Note here as to economy, and the effect produced in relation to it, by the number of grades of territorial divisions. On one account, the greater this number, the greater the aggregate mass of expense: on another account, the greater this same number, the less the mass of expense. The circumstance by which the increase is effected in the expense is this—that, by each grade of divisional operation, are produced a set of sub-territories, each of them with a set of officers and official residences to be provided for. The circumstance by which diminution is effected in the expense is—that in proportion to the increase in the number of those same sets of officers, and official residences, is the diminution in the magnitude of each such sub-territory: and thence, (supposing them rendered as equal as may be in magnitude,) the less is their magnitude, and the less the journeys which those inhabitants whose habitations are at the greatest distance from the seat of business—the official residence—will have to make in passing to and from it, with the intervening demurrage. Too apt to be overlooked, but not the less real and important, is this latter item of expense. In the case of the vast majority, expense in time is expense in money. The expense in officers’ pay and official residences is borne proportionably by the opulent few and the unopulent many: the expense in time employed, as above, in journeys, is borne almost exclusively by the unopulent many: by those to whom their time affords no profit, no loss is sustained from the unprofitable expenditure of it.

[* ]In this scheme may be seen exhibited a portion of universal language applicable to the subject with equal advantage and facility to the several different languages of all civilized nations: the language of the numeration table being alike needed by all, and accordingly alike employed by all: and thus far the language of each may be understood by the natives of every other, and to incomparably greater perfection than at present the language of any one is understood by the natives of that one.

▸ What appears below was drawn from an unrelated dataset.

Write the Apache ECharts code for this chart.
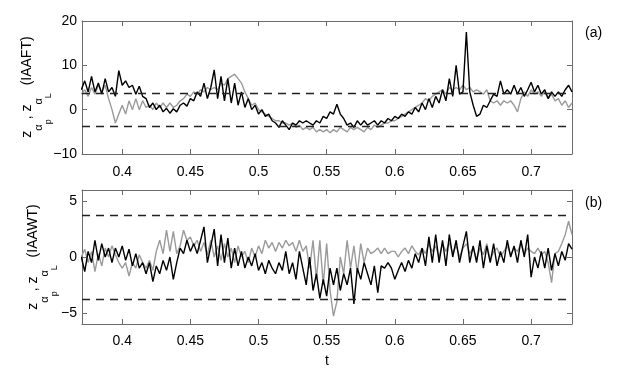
<!DOCTYPE html>
<html>
<head>
<meta charset="utf-8">
<script src="https://cdn.jsdelivr.net/npm/echarts@6/dist/echarts.min.js"></script>
<style>html,body{margin:0;padding:0;background:#fff}#chart{width:632px;height:373px}</style>
</head>
<body>
<div id="chart"></div>
<script>
// sample times: t0 + i*dt
var t0 = 0.37, dt = 0.0025;

// (a) IAAFT
var iaaftP = [4.5,6.5,4,7.5,4,6,3.5,7,4,5, 3,8.8,5.5,6.5,5,5.5,3.5,5.3,3,2.5,
  0.5,1.5,0,1,-0.5,0.3,-0.8,0.2,-0.5,1, 1.5,0.8,2.5,2,4,3,6,2.5,5,9,
  2.5,7.5,2,7,1.5,6,1,4,0.5,2.5, 0,1,-1,0,-1.5,-1,-2.5,-3,-4,-2.5,
  -3.5,-4.5,-3,-3.5,-2.5,-3,-2.5,-3,-3.5,-2.5, -3,-1.5,-2,-0.5,-1,1.2,-1,-2,-3.5,-3,
  -4,-2.5,-3.5,-2.5,-3.5,-3,-2.5,-3.5,-2.5,-3, -2,-2.5,-1.5,-2,-1,-1.5,-0.5,-1,0.5,-0.5,
  1.5,0,2.5,0.5,3,1.5,4.5,2,7,3, 10,3.5,4,17.5,4,1,-1.5,-1,1,0.5,
  2,3.5,3,6.5,3.5,4.5,3.5,5.5,3.5,5, 3,4.5,6.2,4,5.5,3.5,4.5,2.5,4,3,
  4,3,4.5,5.5,4];
var iaaftL = [3.5,4.5,3,5,3.5,5.5,4,5.5,2.5,0, -3,-1,1,-1,2,0,2.5,0,2,0.5,
  1,0,1.5,0.5,1.5,0.5,1.5,0.5,1,2, 2.5,3.5,3,4,3.5,4.5,4,5,4.5,5,
  4.5,6,5.5,7,7.5,8,7,6,4,2.5, 1,1.5,0,-0.5,-1,-1.5,-2,-2.5,-2.5,-3,
  -3,-3.5,-3,-4,-3.5,-4.5,-4,-4.5,-4,-5, -4.5,-5,-4.5,-5.2,-4.5,-5,-4,-4.5,-5,-4,
  -4.5,-4,-4.5,-5,-4,-4.5,-3.5,-4,-3.5,-3, -3,-2.5,-2.5,-2,-1.5,-1,-0.5,0,0.5,1,
  1.5,2.5,2,3,3.5,4,4.5,3.5,5,4.5, 5,4.5,5.5,4.5,5,4,4.5,4,3.5,4.5,
  2,1.5,2,1,2,1.5,2,1,-0.5,2.5, 4,3,4.5,3.5,4,3,4,2.5,3.5,2,
  2.5,1,2,0.5,1.5];

// (b) IAAWT
var iaawtP = [0,-1.3,0.5,-0.5,1.5,-0.3,1.2,0,0.8,-0.5, 0.8,0,1,-0.3,0.7,-0.8,0.3,-1,-0.5,-1.5,
  -0.5,-2.2,-0.8,-1.5,-0.3,-1.2,0,-2,-0.5,0.8, 0.3,1.5,0.5,1.2,0.3,1.5,2.7,-0.5,1,2.5,
  -0.8,2,-0.5,1.7,-1,0.8,-0.8,0.5,-1,0, -0.8,0.3,-1.2,-0.5,-1.5,-0.3,-1,-1.5,-0.5,-1.2,
  0.5,-1.5,-0.5,-2,0.5,-1,-2.5,0,-3,-1.5, -3.7,-2,-3.5,-1,-2.5,-1,-3,-1.5,-2.5,-1,
  -4.2,-1,-2,-0.5,-1.5,-2.5,-0.8,-3.2,-0.8,-1, -0.5,-1,-2,-1.2,-0.5,-1.3,-0.3,-1,0.3,-0.5,
  0.8,-0.8,1.8,-0.5,2,-0.5,1.5,-0.8,2,0, 1.5,-0.5,1,2.3,-0.5,1,-0.5,1.5,-1,1,
  -0.5,1.2,-0.8,0.5,-0.5,1.5,0,1,-0.5,1.5, 0,2,-1.8,0,-1,0.5,-1,0.8,-1.2,0.3,
  -0.8,0.5,-0.3,1.2,0.7];
var iaawtL = [0,0.7,-0.5,0.5,-1.3,0.3,-0.8,0.8,0,1, 0.2,-0.5,-1,-0.5,-1.7,-0.5,-1,0.2,-0.5,-1,
  -0.3,-1.2,0.5,1.5,0.3,2.4,0.5,2.3,0.3,1, 2.4,1.5,1.8,1,1.5,0.5,1.3,0.2,1.5,0,
  1,-0.3,1.2,0,0.8,-0.5,1,0,0.5,-0.5, 0.8,0,1,0.3,1.5,0.8,1.3,0.5,1.3,0.8,
  1.5,1,1.3,0.5,1.5,0.5,1,-1,1.5,-2, 1.5,-2.5,1.2,-3,-5.3,-4,0,-1.5,1.5,-1,
  1,-1.5,1.2,-0.5,0.8,0.3,0.5,0.8,0.3,0.8, 0.3,0.5,0.5,0,0.5,0.8,0.3,1,0.5,0.2,
  0.8,0.3,1.2,0.5,1,0,1.2,0.5,1.3,0.3, 1,0,0.8,1.2,0.3,0.8,-0.2,0.8,0.2,1.2,
  -0.3,0.5,0.8,0,0.5,1,0.2,0.8,0.5,1.2, 0.3,0.8,0.5,0.3,0.8,0.2,0.5,-0.5,-2.3,0.3,
  0.5,1.2,2,3.2,2];

var xTicks = [0.4, 0.45, 0.5, 0.55, 0.6, 0.65, 0.7];
var yTicksA = [-10, 0, 10, 20];
var yTicksB = [-5, 0, 5];
var levelA = 3.75, levelB = 3.75;
var xMin = 0.3705, xMax = 0.73;

var chart = echarts.init(document.getElementById('chart'));
var FONT = 'Liberation Sans';
var BOX = '#6b6b6b';

function pairs(v) {
    return v.map(function (y, i) { return [t0 + i * dt, y]; });
}
function minus(v) {
    return v < 0 ? '\u2212' + (-v) : String(v);
}

function xAx(grid, pos, labels, margin) {
    return {
        type: 'value', gridIndex: grid, position: pos, min: xMin, max: xMax,
        axisLine: {show: true, onZero: false, lineStyle: {color: BOX, width: 1}},
        axisTick: {show: true, inside: true, length: 5, customValues: xTicks, lineStyle: {color: BOX}},
        axisLabel: {show: labels, customValues: xTicks, color: '#000', fontSize: 14, fontFamily: FONT, margin: margin || 10,
            formatter: function (v) { return String(+v.toFixed(2)); }},
        splitLine: {show: false}
    };
}
function yAx(grid, pos, labels, min, max, ticks) {
    return {
        type: 'value', gridIndex: grid, position: pos, min: min, max: max,
        axisLine: {show: true, onZero: false, lineStyle: {color: BOX, width: 1}},
        axisTick: {show: true, inside: true, length: 5, customValues: ticks, lineStyle: {color: BOX}},
        axisLabel: {show: labels, customValues: ticks, color: '#000', fontSize: 14, fontFamily: FONT, margin: 5,
            formatter: minus},
        splitLine: {show: false}
    };
}

var dash = {type: [8, 6], color: '#222', width: 1.3};
function levels(v) {
    return {
        silent: true, symbol: ['none', 'none'], label: {show: false}, lineStyle: dash,
        emphasis: {disabled: true}, animation: false,
        data: [{yAxis: v}, {yAxis: -v}]
    };
}
function line(name, data, xi, yi, color, ml) {
    var s = {
        name: name, type: 'line', xAxisIndex: xi, yAxisIndex: yi, data: pairs(data),
        showSymbol: false, symbol: 'none', animation: false,
        lineStyle: {color: color, width: 1.4}, itemStyle: {color: color}
    };
    if (ml) s.markLine = ml;
    return s;
}

var yRich = {
    z: {fontSize: 14, fontFamily: FONT, color: '#000', verticalAlign: 'bottom', padding: [0, 0, 19, 0]},
    a: {fontSize: 11, fontFamily: FONT, color: '#000', verticalAlign: 'bottom', padding: [0, 0, 9, 0]},
    s: {fontSize: 9, fontFamily: FONT, color: '#000', verticalAlign: 'bottom', padding: [0, 0, 0, 0]}
};
function yLabel(x, y, tag) {
    return {
        type: 'text', x: x, y: y, rotation: Math.PI / 2,
        style: {
            text: '{z|z}{a|\u03b1}{s|p}{z|, z}{a|\u03b1}{s|L}{z|  (' + tag + ')}',
            rich: yRich, align: 'center', verticalAlign: 'middle'
        }
    };
}

chart.setOption({
    backgroundColor: '#fff',
    animation: false,
    grid: [
        {left: 82, top: 21, width: 490, height: 133},
        {left: 82, top: 190, width: 490, height: 134}
    ],
    xAxis: [
        xAx(0, 'bottom', true, 11), xAx(0, 'top', false),
        Object.assign(xAx(1, 'bottom', true, 10), {name: 't', nameLocation: 'middle', nameGap: 30,
            nameTextStyle: {color: '#000', fontSize: 14, fontFamily: FONT}}),
        xAx(1, 'top', false)
    ],
    yAxis: [
        yAx(0, 'left', true, -10, 20, yTicksA), yAx(0, 'right', false, -10, 20, yTicksA),
        yAx(1, 'left', true, -6, 6, yTicksB), yAx(1, 'right', false, -6, 6, yTicksB)
    ],
    series: [
        line('L (IAAFT)', iaaftL, 0, 0, '#9a9a9a', levels(levelA)),
        line('p (IAAFT)', iaaftP, 0, 0, '#000'),
        line('L (IAAWT)', iaawtL, 2, 2, '#9a9a9a', levels(levelB)),
        line('p (IAAWT)', iaawtP, 2, 2, '#000')
    ],
    graphic: [
        yLabel(37, 87, 'IAAFT'),
        yLabel(43, 257, 'IAAWT'),
        {type: 'text', x: 585, y: 26, style: {text: '(a)', fontSize: 14, fontFamily: FONT, fill: '#000'}},
        {type: 'text', x: 585, y: 196, style: {text: '(b)', fontSize: 14, fontFamily: FONT, fill: '#000'}}
    ]
});
</script>
</body>
</html>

[]If, in the present instance, this same principle of denomination is, in its nature, applicable with more or less advantage, so it will, it is believed, be found to be in a great variety of other instances: if to any natural and material whole, so to any ideal or other factitious aggregate—say, for example, to any of those aggregates which form the subject-matter of natural history: and in particular, if classed by divisional operations, performed in the dichotomous mode, as exhibited table-wise in Dr Dumeril’s admirable French work on Zoology. But, ere it had proceeded far, this mode of designation would probably be found too unwieldy for use, at any rate unless figures could be substitutes for words.